Em recente viagem à Malásia, a ministra da Ciência, Tecnologia e Inovação, Luciana Santos, anunciou que o Brasil está construindo uma joint venture entre a empresa brasileira Tellescom e a malaia Inari para a produção de semicondutores.
O objetivo da parceria é fortalecer a retomada da indústria nacional de chips e pavimentar o caminho para uma participação mais ativa do Brasil nessa cadeia global, uma das mais estratégicas da atualidade. A iniciativa também está ligada à retomada do Centro Nacional de Tecnologia Eletrônica Avançada (Ceitec).
O Brasil é um país rico em terras raras e a construção de chips é uma questão de soberania, conforme aponta à Sputnik Brasil Claudio Miceli de Farias, professor do Núcleo de Computação Eletrônica (NCE) e do Programa de Engenharia de Sistemas e Computação (PESC), ambos da Universidade Federal do Rio de Janeiro (UFRJ).
Farias explica que o país precisa construir seus próprios ativos tecnológicos, o que inclui a produção de chips e semicondutores, para não ficar refém de atores externos, que podem interromper a oferta a qualquer momento.

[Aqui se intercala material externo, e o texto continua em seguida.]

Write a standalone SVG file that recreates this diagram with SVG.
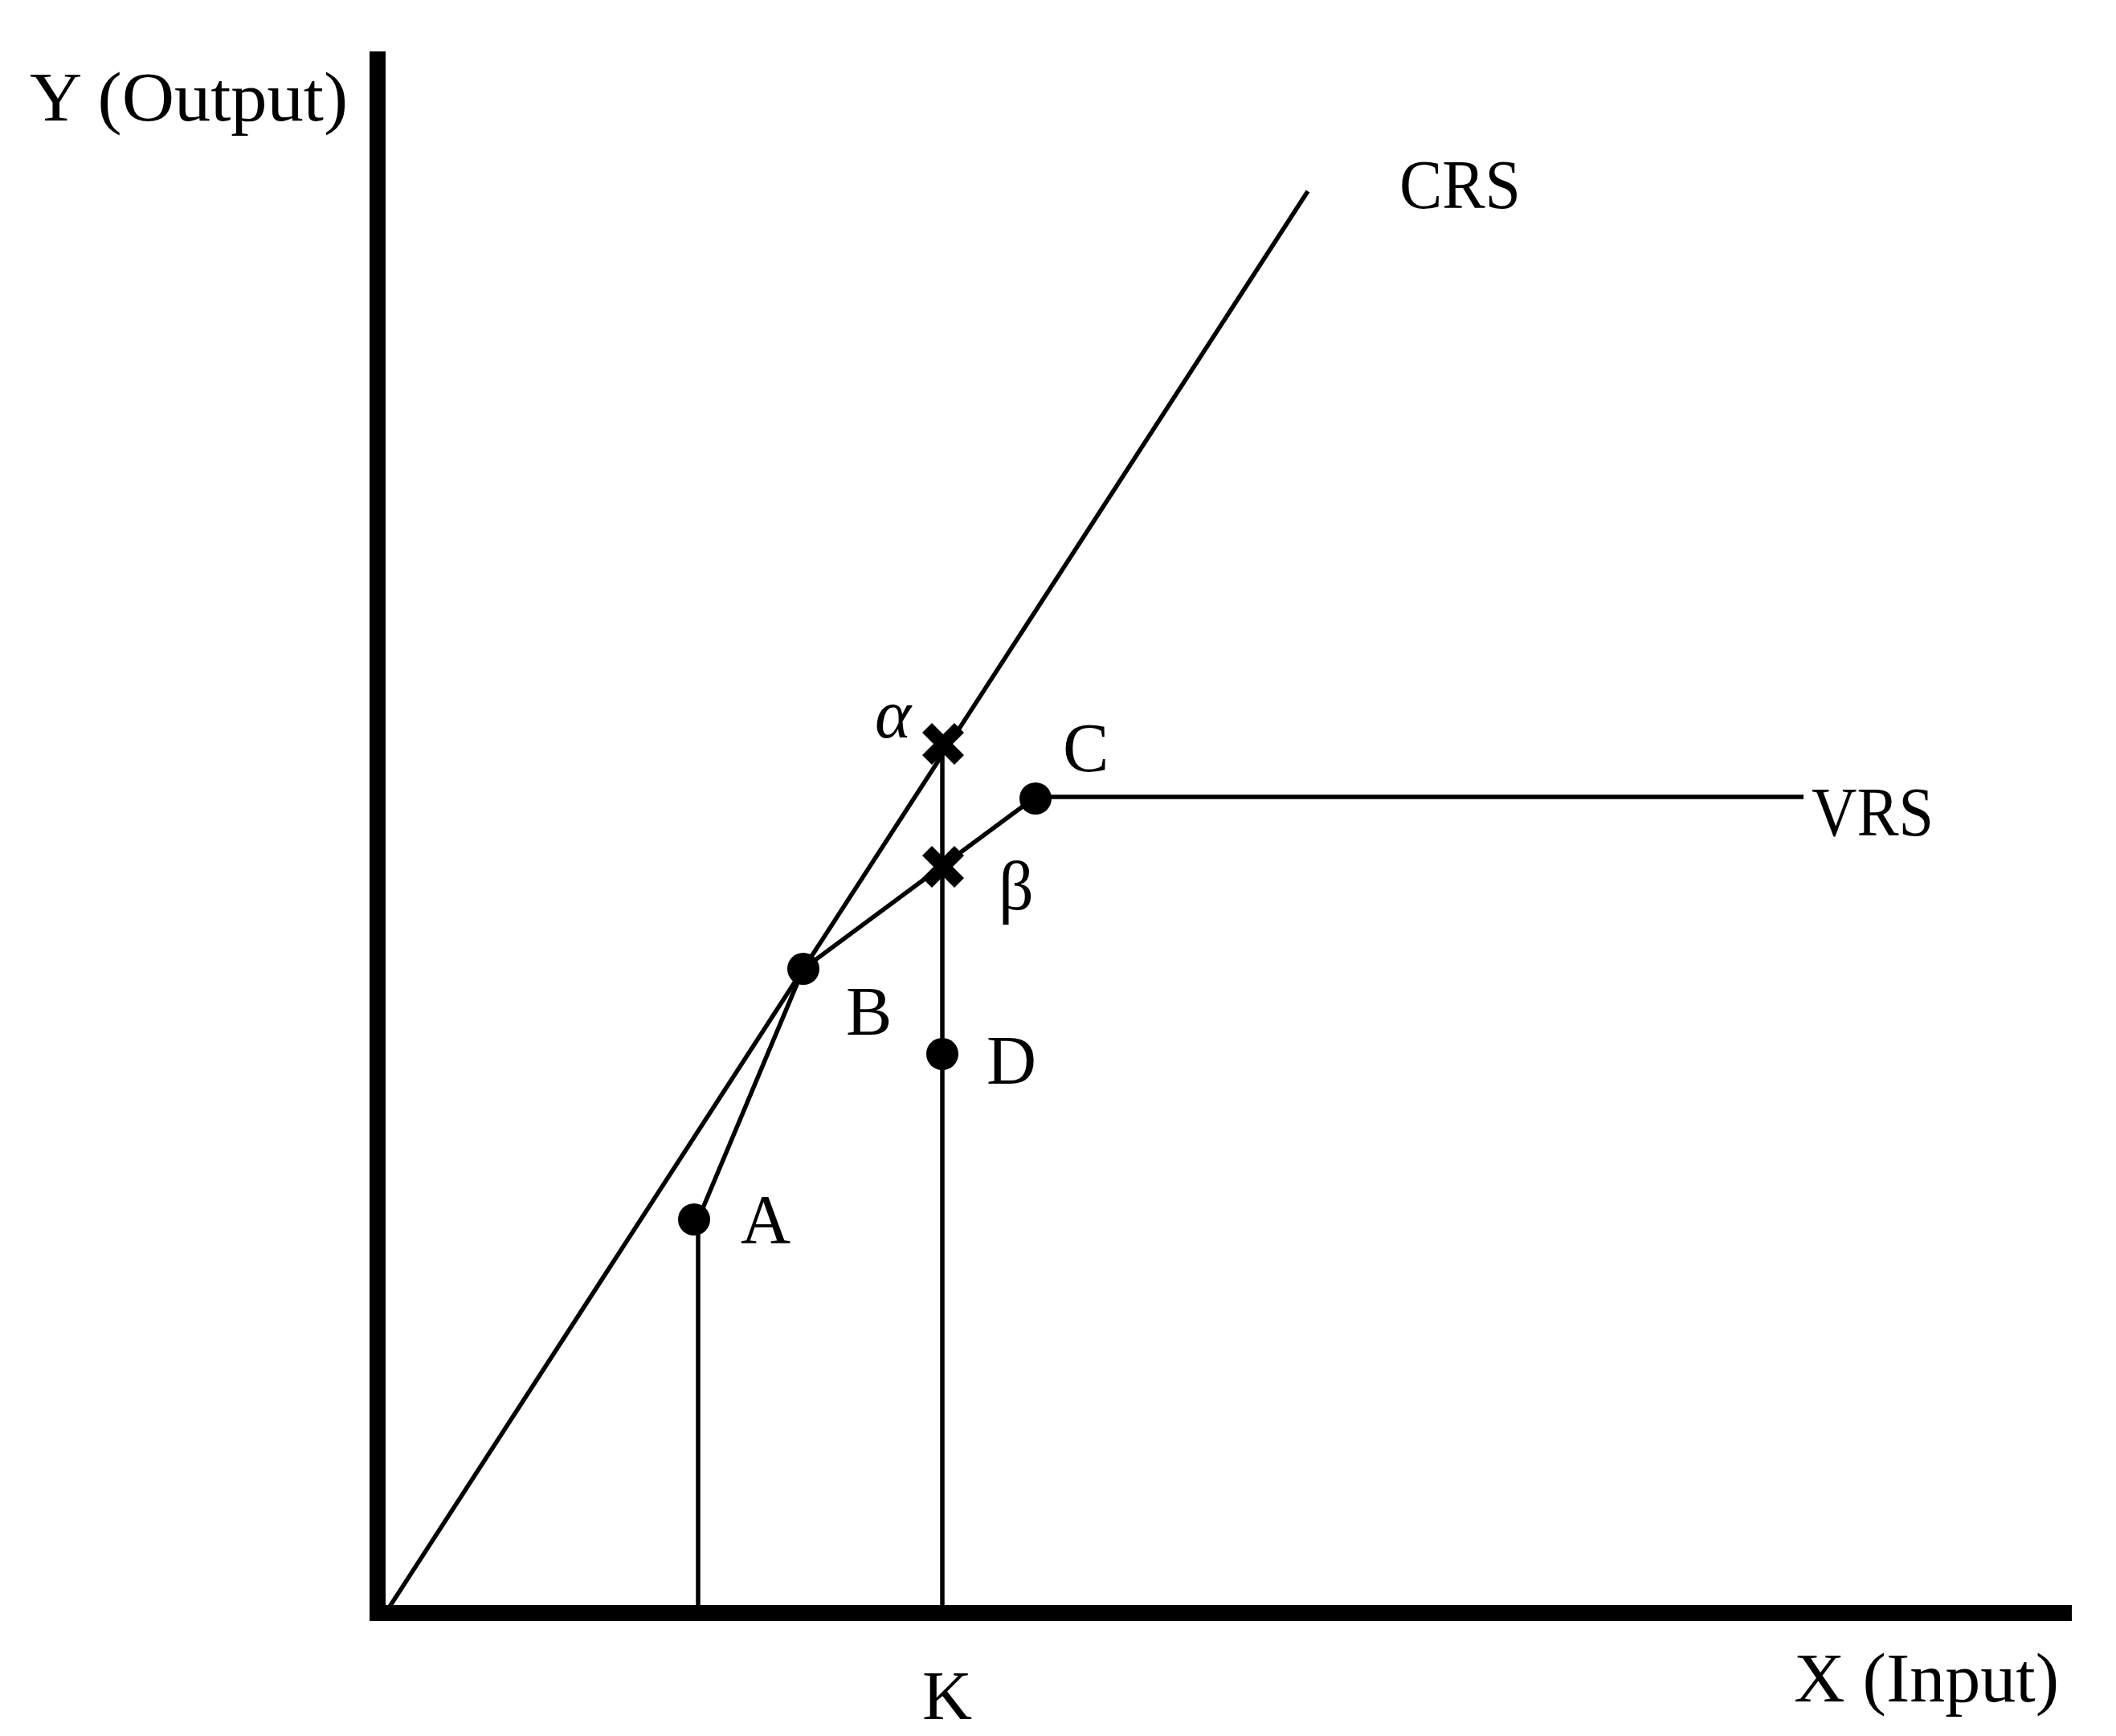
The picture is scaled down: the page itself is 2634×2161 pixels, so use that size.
<svg xmlns="http://www.w3.org/2000/svg" width="2634" height="2161" viewBox="0 0 2634 2161">
  <style>
    .lbl { font-family: "Liberation Serif", "DejaVu Serif", serif; font-size: 86px; fill: #000; }
    .ln { fill: none; stroke: #000; stroke-width: 5.5; }
    .dot { fill: #000; }
    .x { stroke: #000; stroke-width: 17; stroke-linecap: butt; }
  </style>
  <defs>
    <g id="cross">
      <line class="x" x1="-20" y1="-20" x2="20" y2="20"/>
      <line class="x" x1="-20" y1="20" x2="20" y2="-20"/>
    </g>
  </defs>
  <rect width="2634" height="2161" fill="#fff"/>

  <g id="axes">
    <path d="M470,64 V2008 H2579" fill="none" stroke="#000" stroke-width="20" stroke-linejoin="miter" stroke-linecap="butt"/>
    <text class="lbl" x="37" y="150" textLength="396" lengthAdjust="spacingAndGlyphs">Y (Output)</text>
    <text class="lbl" x="2233" y="2118" textLength="330" lengthAdjust="spacingAndGlyphs">X (Input)</text>
  </g>

  <g id="connectors">
    <line id="crs-line" class="ln" x1="485" y1="2000" x2="1628" y2="238"/>
    <polyline id="vrs-line" class="ln" points="869,1998 869,1518 1000,1206 1289,992 2245,992"/>
    <line id="k-line" class="ln" x1="1173" y1="926" x2="1173" y2="1998"/>
  </g>

  <g id="crs">
    <text class="lbl" x="1742" y="259" textLength="151" lengthAdjust="spacingAndGlyphs">CRS</text>
  </g>
  <g id="vrs">
    <text class="lbl" x="2255" y="1040" textLength="152" lengthAdjust="spacingAndGlyphs">VRS</text>
  </g>

  <g id="node-A">
    <circle class="dot" cx="864" cy="1518" r="20"/>
    <text class="lbl" x="922" y="1547">A</text>
  </g>
  <g id="node-B">
    <circle class="dot" cx="1000" cy="1206" r="20"/>
    <text class="lbl" x="1053" y="1288">B</text>
  </g>
  <g id="node-C">
    <circle class="dot" cx="1289" cy="994" r="20"/>
    <text class="lbl" x="1323" y="960">C</text>
  </g>
  <g id="node-D">
    <circle class="dot" cx="1173" cy="1312" r="20"/>
    <text class="lbl" x="1228" y="1349">D</text>
  </g>
  <g id="node-alpha">
    <use href="#cross" x="1174" y="926"/>
    <text class="lbl" x="1089" y="918" font-style="italic">α</text>
  </g>
  <g id="node-beta">
    <use href="#cross" x="1174" y="1079"/>
    <text class="lbl" x="1243" y="1132">β</text>
  </g>
  <g id="node-K">
    <text class="lbl" x="1148" y="2140">K</text>
  </g>
</svg>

“O Brasil tem que ter uma independência na produção de chips porque isso significa produção dos próprios ativos tecnológicos e, ao mesmo tempo, um reforço da indústria de chips nacional — que não é só a computação, mas todo produto eletroeletrônico que o Brasil consome, que vai de carro e avião à indústria civil. Então, na verdade, essa soberania não é uma soberania do ponto de vista de computação.”
Ele destaca que o Brasil tem um imenso conjunto de possíveis parceiros para impulsionar a transferência de expertise na produção de semicondutores, que inclui EUA, China, Malásia, Índia, África do Sul e vizinhos sul-americanos, como Argentina e Chile. Porém ele aponta que essa parceria seria benéfica “desde que eles sejam parceiros e a gente não seja subserviente”.
“O que o Brasil não pode ser é subserviente. A gente pode ser parceiro, onde a parceria é bem-delimitada e bem-mapeada; o que a gente não pode é ser provedor de terra rara, em vez de ser dono da tecnologia. Então qualquer que seja o caminho que o Brasil siga, ele precisa ser dono da tecnologia independente na produção.”
Ele acrescenta que a Rússia seria um bom parceiro, por ser um país “com extensos recursos minerais e universidades excepcionais”.
“A gente pode estabelecer uma parceria que é frutífera para ambos os lados, sim. E ambos os países, neste momento, têm necessidade desse tipo de colaboração.”
O especialista enfatiza a necessidade de criar políticas direcionadas ao incentivo à indústria nacional: trazer centros de pesquisa; conceder incentivos e fornecer insumos a indústrias nacionais para a produção de material interno; e nacionalizar a produção de itens que hoje são montados no exterior.
Ele afirma que essa seria uma estratégia similar à que a China adotou com sua indústria automobilística, que viabilizou a criação da montadora BYD e de toda uma indústria de carros elétricos no país. Segundo Farias, a retomada da Ceitec é parte desse processo, que pode contar também com a colaboração com as universidades públicas do país, “onde a formação de mão de obra e a troca entre academia e indústria são mais fortes”.
“Ou seja, também flexibilizar a relação de trabalho do professor universitário para a formação de pesquisa na indústria é uma das coisas principais que a gente pode fazer, e que acho que vai dar maiores ganhos”, explica.
Farias afirma que o fato de o Brasil ter a segunda maior reserva de terras raras do mundo faz do país mais do que um parceiro para a produção de semicondutores, sendo um potencial protagonista, e que o país tem universidades e profissionais capacitados, infraestrutura e mercado consumidor para alcançar essa posição.
“Não existe motivo nenhum para o Brasil não ser um polo de produção de semicondutores na América Latina e, quiçá, no Sul Global. A gente tem esse potencial, mas tem que ter uma política, tem que existir uma política de governo que pressuponha, que entenda que hoje a soberania passa por tecnologia.”